There was another worry, too. This farmhouse, all isolated and alone. It hadn’t managed to escape the circumstances. It wasn’t even the virus. The tumbling world had found its way through the fields, bringing its violence and horror in through the door and leaving a dead man behind. All of a sudden, Alex realized, his farm in Virginia might not be as free and safe from it all as he’d imagined.
But think like that, Alex told himself, and there will be nowhere left to go. Nowhere is truly safe. There was nowhere he could really be alone and cut himself off from the world. He might as well go home. At least it felt familiar.
He slipped in through the open door of the barn. Everyone was still asleep. Settling into position, his mind moving too fast, Alex Early watched over his friends.
Chapter 22
A quiet car, lost on the road. After they’d passed the road sign welcoming them into West Virginia, Timmy had hummed the famous song for most of an hour. They drove through the country roads. Even that couldn’t dampen Alex’s excitement. Keeping his hands on the wheel, he tried to hide his nostalgic anticipations fro
m the others. They didn’t need to know how much each passing mile meant to him. No one said much. Joan leaned forward and tapped Timmy on the shoulder.

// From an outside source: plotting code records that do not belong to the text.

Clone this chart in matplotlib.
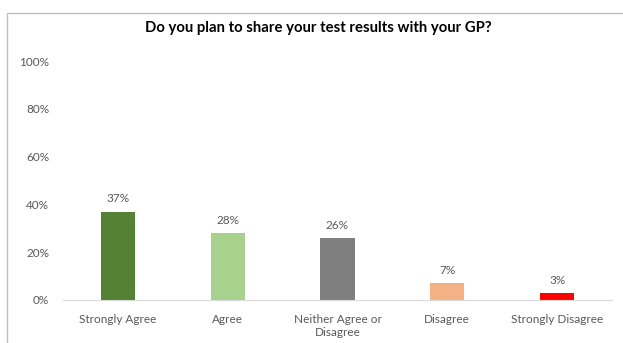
import matplotlib.pyplot as plt
from matplotlib.patches import Rectangle

plt.rcParams['font.family'] = ['Lato', 'DejaVu Sans']

categories = ["Strongly Agree", "Agree", "Neither Agree or\nDisagree",
              "Disagree", "Strongly Disagree"]
shares = [37, 28, 26, 7, 3]
colors = ["#548235", "#A9D18E", "#7F7F7F", "#F4B183", "#FF0000"]
yticks = [0, 20, 40, 60, 80, 100]

W, H = 623, 343
fig = plt.figure(figsize=(W / 100, H / 100), dpi=100)
ax = fig.add_axes([63 / W, 1 - 300 / H, 549 / W, 239 / H])

# chart frame (left and top edges show, rest runs off the canvas)
fig.patches.append(Rectangle((7 / W, -0.1), 1.2, 1 - 13 / H + 0.1,
                             transform=fig.transFigure, fill=False,
                             edgecolor="#BFBFBF", linewidth=1.0))

x = range(len(categories))
ax.bar(x, shares, width=0.31, color=colors, zorder=2)
for i, v in enumerate(shares):
    ax.text(i, v + 3, f"{v}%", ha="center", va="bottom",
            fontsize=8.5, color="#595959")

ax.set_xlim(-0.5, len(categories) - 0.5)
ax.set_ylim(0, 100)
ax.set_yticks(yticks)
ax.set_yticklabels([f"{t}%" for t in yticks])
ax.set_xticks(list(x))
ax.set_xticklabels(categories, linespacing=1.25)
ax.tick_params(axis="both", length=0, labelsize=8.5, colors="#595959")
ax.tick_params(axis="y", pad=10)
ax.tick_params(axis="x", pad=10)
for side in ["top", "right", "left"]:
    ax.spines[side].set_visible(False)
ax.spines["bottom"].set_color("#D9D9D9")

fig.text(318 / W, 1 - 28 / H, "Do you plan to share your test results with your GP?",
         ha="center", va="center", fontsize=10.7, fontweight="bold", color="black")

fig.savefig("out.png", dpi=100)
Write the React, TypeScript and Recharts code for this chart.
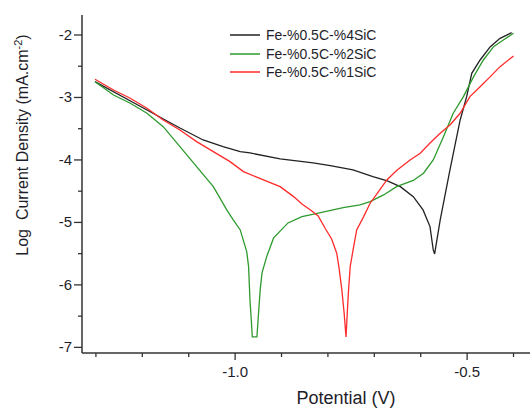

“Enough, Timmy, please. Please.”
The car contained enough anxiety, enough tension. Humming an endless loop of country music didn’t help. Timmy struggled with the map, had them lost a few times. They never pushed the car past thirty miles an hour, but it didn’t matter much. They retraced, re-routed, and kept heading south.
“Sorry, Joanie. Helps me concentrate. Good song. We should have been home yesterday, it’s right, you know?”
“A good song the first dozen times, maybe.”
She sat back in her seat with Cam next to her and the dog spread across them both. Joan had made it her job to watch the skies, taking the binoculars from a bag and scanning the horizon. It made her sick and nauseated, forcing her to pause every ten minutes. After a moment’s rest, she’d start again.
“You sure you know where we’re going, Timmy?” Alex asked, seeing another sign for the freeway.
“Yeah, man. We’re not too far out from Charleston.”
“We’re heading on to the freeway. Is that part of your plan?”
Timmy turned the map around again.
“We got to. I can’t see any other way. Just ten minutes on the freeway, take another exit and then we’re taking this road here around the city and straight on to proper Virginia.”
Alex saw Joan wince in the rear-view mirror. On to the freeway, they’d be sitting ducks. Easy to see for any eyes in the sky.
“You’re absolutely sure there’s no other way? We have to go on the freeway?”
“Yeah, man, unless you want to drive through Charleston.”
So far, Timmy had done a good job of avoiding towns. They’d passed a few houses. All abandoned. Just like the farm. Alex wondered how far Byrne and Root had reached, how much of the area they’d swept through, preparing the local population. Hunting.
The car turned another corner. A part of the world called Romance. All hills and trees and thin roads rolling between both like ancient rivers. They would hit the freeway soon.